A look back at previous Olympic host cities shows that real estate values don’t necessarily increase after the games

The Olympic Effect

Ever dream of your city hosting the Olympics? Be careful what you wish for: That dream could turn into a nightmare for homeowners, based on the results of a recent study published by the New York University Schack Institute of Real Estate.

The study disproves the long-held belief that the Olympics are a catalyst for guaranteed urban transformation that results in a positive economic legacy – including a bump in housing values.

Host cities typically experience a bump in construction from infrastructure improvements, Olympic venues and new housing developments. Those changes are expected to push existing housing prices up, but more often than not, the opposite was true in recent years, the NYU study shows.

Three of six Olympic cities (Los Angeles; Calgary, Canada; and Atlanta) experienced a negative impact on residential real estate values following the Olympics. Sydney and Barcelona, Spain, experienced significant positive impacts, while no statistically significant impact was found for Seoul, South Korea.

“Very little changed in Atlanta after the games,” says Frank Duffy, owner, Duffy Realty of Atlanta, who recalls the 1996 Olympics in his home city. “Much of the housing in and around Turner Field [the Olympic stadium in 1996] and in other downtown venues and near Centennial Park is today way below Olympic build-up pricing, and it is not all due to the recent economic downturn and housing bust.

“Those inner city areas never gained momentum from the [Olympic] games as expected and could not sustain the growth and continued development after the conclusion of the games,” he says.
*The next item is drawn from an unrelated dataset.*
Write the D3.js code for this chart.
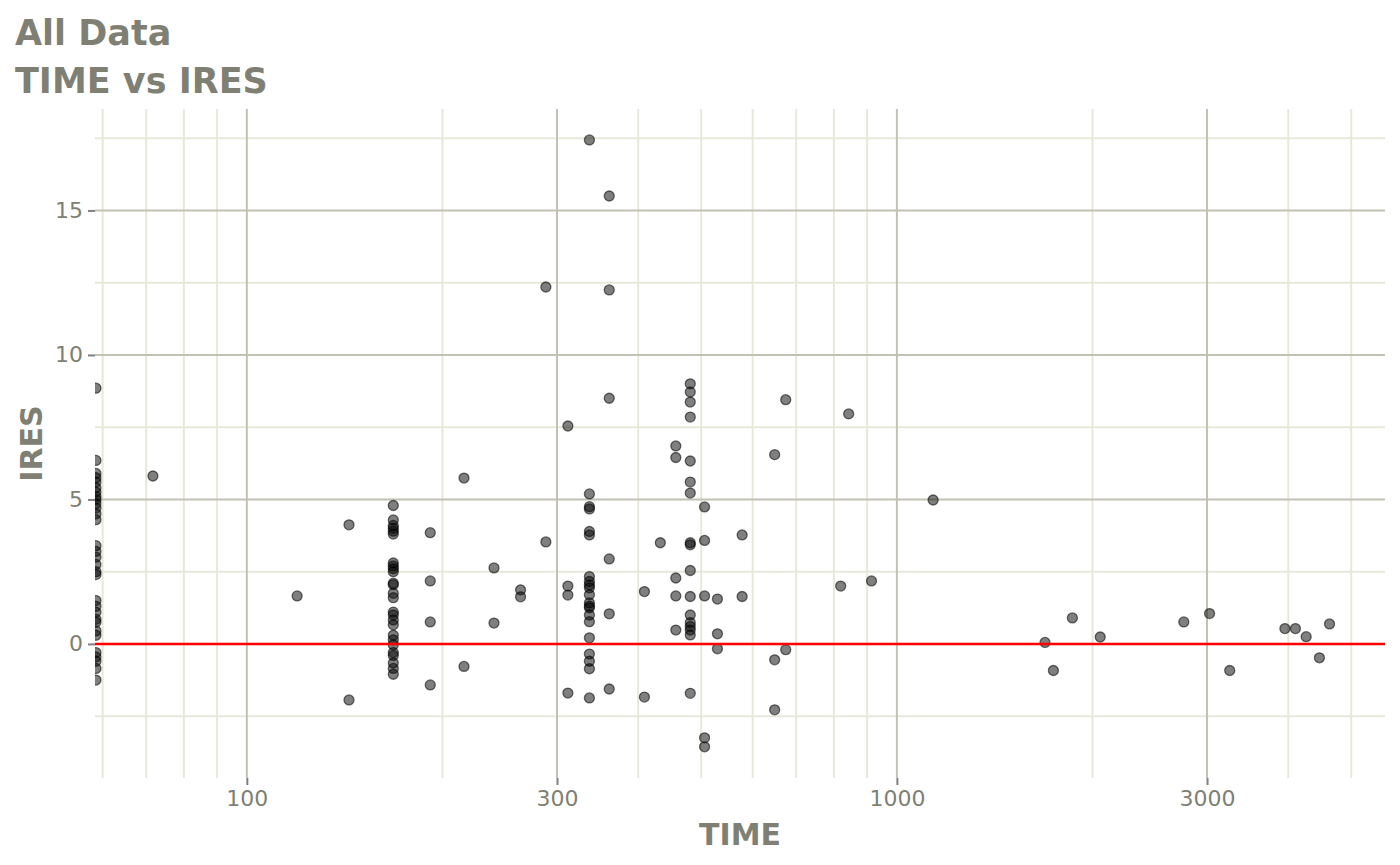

Duffy says that in some Olympics, tax revenue is required to support and fund the games, which results in property tax hikes or special assessments levied against people who own property in the Olympic footprint to cover the cost of infrastructure. That becomes a direct burden to properties, especially those adjacent to the venues.

If your city is ever in the running as a future Olympic games host, Duffy recommends to take it in stride.

“The individual homeowner, unless concerned and banded together with like-minded property owners during referendum elections, has very little control over whether his city will seek, covet and hold an Olympic games,” he says.